Delicada acaba num “bloco de carnaval de rua”, com os sucessos Fechei a porta (Sebastião Motta/ Delice Ferreira dos Santos), Rosa Maria (Aníbal da Silva/ Éden Silva) e Jura (Adolfo Macedo/ Marcelino Ramos/ Zé da Zilda). No disco, Teresa contesta de duas maneiras as críticas de que “o pessoal da Lapa prefere música velha, cria pouco”. Primeiro, na criteriosa seleção das regravações. “Foi o Paulinho da Viola quem me sugeriu Fechei a porta, sucesso do Jamelão. A música aparece numa temporada, mas depois a obrigação de trazer o novo faz com que ela seja esquecida”, anota. E dois, na larga (e talentosa) face autoral do disco. A começar por Cantar (“desnudar-se diante da vida/ cantar é vestir-se com a voz que se tem”), incisiva resposta aos que a criticavam no início por interpretar de olhos fechados. “Me aconselharam a abrir o olho, do contrário eu fechava uma janela com o público. Mas o Semente não tinha palco, era um degrauzinho, a impressão que tinha era de que estava cantando no meio das pessoas. Diziam que eu não tinha emoção, cantava parada, não trocava com o público. Eu pensava nisso e achava: ‘se é assim, é porque eu não gosto de cantar’. Mas resolvi responder a essas pessoas sem agressividade. Cantando, como eu gosto.”

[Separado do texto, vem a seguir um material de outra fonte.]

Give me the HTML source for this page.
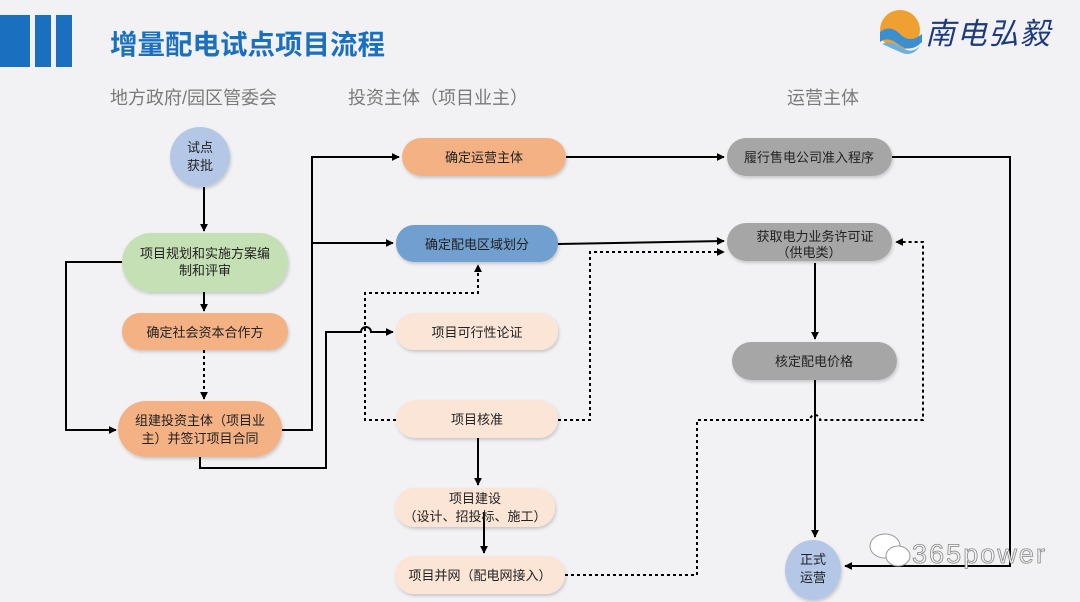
<!DOCTYPE html>
<html><head><meta charset="utf-8"><style>
html,body{margin:0;padding:0;background:#f2f2f4;}
svg{display:block;}
text{font-family:"Liberation Sans","Noto Sans CJK SC",sans-serif;}
</style></head><body>
<svg width="1080" height="602" viewBox="0 0 1080 602" xmlns="http://www.w3.org/2000/svg">
<defs>
<marker id="a" viewBox="0 0 10 10" refX="9" refY="5" markerWidth="4" markerHeight="4" orient="auto"><path d="M0,0L10,5L0,10z" fill="#000"/></marker>
<filter id="s" x="-10%" y="-20%" width="120%" height="150%"><feDropShadow dx="1" dy="2" stdDeviation="1.5" flood-color="#000" flood-opacity="0.18"/></filter>
</defs>
<rect width="1080" height="602" fill="#f2f2f4"/>
<rect x="0" y="15" width="30" height="52" fill="#1a6fbf"/>
<rect x="35" y="15" width="16" height="52" fill="#1a6fbf"/>
<rect x="56" y="15" width="16" height="52" fill="#1a6fbf"/>
<text x="110" y="54" font-size="27.5" font-weight="bold" fill="#1a6fbf">增量配电试点项目流程</text>
<circle cx="900" cy="30" r="20" fill="#f0a030"/>
<path d="M880,32 Q890,24 900,34 Q910,44 922,34 L922,42 Q910,54 898,44 Q888,36 880,42z" fill="#3a8fd0"/>
<path d="M882,44 Q892,40 902,48 Q912,54 920,46 Q912,58 900,52z" fill="#6ab0e0"/>
<text x="925" y="44" font-size="30" font-style="italic" fill="#1c3a80" font-family="Liberation Serif,'Noto Serif CJK SC',serif" textLength="125">南电弘毅</text>
<g font-size="18" fill="#7a7a7a">
<text x="110" y="104">地方政府/园区管委会</text>
<text x="348" y="104">投资主体（项目业主）</text>
<text x="787" y="104">运营主体</text>
</g>
<g stroke="#000" stroke-width="2" fill="none">
<path d="M204,187V231" marker-end="url(#a)"/>
<path d="M204,292V311" marker-end="url(#a)"/>
<path d="M204,350V399" stroke-dasharray="3,3" marker-end="url(#a)"/>
<path d="M122,262H66V430H116" marker-end="url(#a)"/>
<path d="M282,430H312V157H399" marker-end="url(#a)"/>
<path d="M312,243H393" marker-end="url(#a)"/>
<path d="M200,457V468H326V332H361A5,5 0 0 1 371,332H393" marker-end="url(#a)"/>
<path d="M396,420H365V293H478V265" stroke-dasharray="3,3" marker-end="url(#a)"/>
<path d="M558,420H590V252H724" stroke-dasharray="3,3" marker-end="url(#a)"/>
<path d="M558,244L724,241" marker-end="url(#a)"/>
<path d="M566,157H724" marker-end="url(#a)"/>
<path d="M892,157H1010V566H845" marker-end="url(#a)"/>
<path d="M815,263V339" marker-end="url(#a)"/>
<path d="M815,380V537" marker-end="url(#a)"/>
<path d="M565,575H697V420H810A5,5 0 0 1 820,420H923V242H896" stroke-dasharray="3,3" marker-end="url(#a)"/>
<path d="M478,438V485" marker-end="url(#a)"/>
</g>
<g filter="url(#s)">
<circle cx="200" cy="157" r="30" fill="#b4c7e7"/>
<rect x="122" y="233" width="166" height="59" rx="29" fill="#c5e0b4"/>
<rect x="122" y="313" width="166" height="37" rx="18" fill="#f4b183"/>
<rect x="118" y="401" width="164" height="56" rx="28" fill="#f4b183"/>
<rect x="402" y="138" width="164" height="38" rx="19" fill="#f4b183"/>
<rect x="396" y="225" width="162" height="37" rx="18" fill="#6f9fd0"/>
<rect x="396" y="313" width="162" height="37" rx="18" fill="#fbe5d6"/>
<rect x="396" y="400" width="162" height="38" rx="19" fill="#fbe5d6"/>
<rect x="395" y="488" width="160" height="39" rx="19" fill="#fbe5d6"/>
<rect x="395" y="556" width="170" height="38" rx="19" fill="#fbe5d6"/>
<rect x="727" y="138" width="165" height="38" rx="19" fill="#a6a6a6"/>
<rect x="727" y="223" width="165" height="38" rx="19" fill="#a6a6a6"/>
<rect x="732" y="342" width="165" height="38" rx="19" fill="#a6a6a6"/>
<ellipse cx="813" cy="570" rx="28" ry="30" fill="#b4c7e7"/>
</g>
<path d="M484,512V553" stroke="#000" stroke-width="2" fill="none" marker-end="url(#a)"/>
<g font-size="13" fill="#222" text-anchor="middle">
<text x="200" y="152">试点</text><text x="200" y="170">获批</text>
<text x="205" y="258">项目规划和实施方案编</text><text x="205" y="275">制和评审</text>
<text x="205" y="337">确定社会资本合作方</text>
<text x="200" y="425">组建投资主体（项目业</text><text x="200" y="443">主）并签订项目合同</text>
<text x="484" y="162">确定运营主体</text>
<text x="477" y="249">确定配电区域划分</text>
<text x="477" y="337">项目可行性论证</text>
<text x="477" y="424">项目核准</text>
<text x="475" y="503">项目建设</text><text x="475" y="521">（设计、招投标、施工）</text>
<text x="480" y="580">项目并网（配电网接入）</text>
<text x="809" y="162">履行售电公司准入程序</text>
<text x="815" y="241">获取电力业务许可证</text><text x="809" y="257">（供电类）</text>
<text x="814" y="366">核定配电价格</text>
<text x="813" y="564">正式</text><text x="813" y="582">运营</text>
</g>
<g>
<ellipse cx="885" cy="546" rx="15" ry="12" fill="#fff" stroke="#999"/>
<ellipse cx="898" cy="556" rx="12" ry="10" fill="#fff" stroke="#999"/>
<text x="912" y="563" font-size="27" fill="#f4f4f4" stroke="#888" stroke-width="0.8" textLength="133">365power</text>
</g>
</svg>
</body></html>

Essa delicadeza também se observa nas parcerias como Fim de romance, com Seu Argemiro do Patrocínio, da Velha Guarda da Portela, falecido em 2003. “Ele fez a primeira parte, depois que a gente compôs ‘Amém’. Era meu amigo mais velho e morreu de amor, logo depois que a companheira, Nina, se foi. É difícil cantar essa música, eu choro ao lembrar dele. As pessoas acham bacana cantar chorando, mas é ruim, a voz fica alterada”, reclama. Em Senhora das águas escreveu a primeira parte e João Callado a segunda. “Ele é meu parceiro desde o início, tenho liberdade pra dizer se não gosto de alguma coisa.” Já Saudade de você, também da dupla, por seu cunho autobiográfico, é outra que a conduz às lágrimas. “A melodia já era triste e pra mim quando a tristeza não se transforma em música, ela faz mal.” Na gravação entrou um quarteto de cordas. “A gente resolveu usar todos os recursos do estúdio, mesmo que não desse para reproduzir no palco”, conta. Generosa, Teresa fez questão de abrir espaço em seu solo para os parceiros do Grupo Semente. Pedrinho Miranda é o solista vocal de Quebranto (Alfredo del Penho/ Zé Luís) e Rosa Maria. O percussionista Trambique (“ele é o nosso mascote, tem 62 anos”, brinca) canta Jura. E o grupo mostra seus dotes instrumentais no amaxixado João Teimoso (João Callado).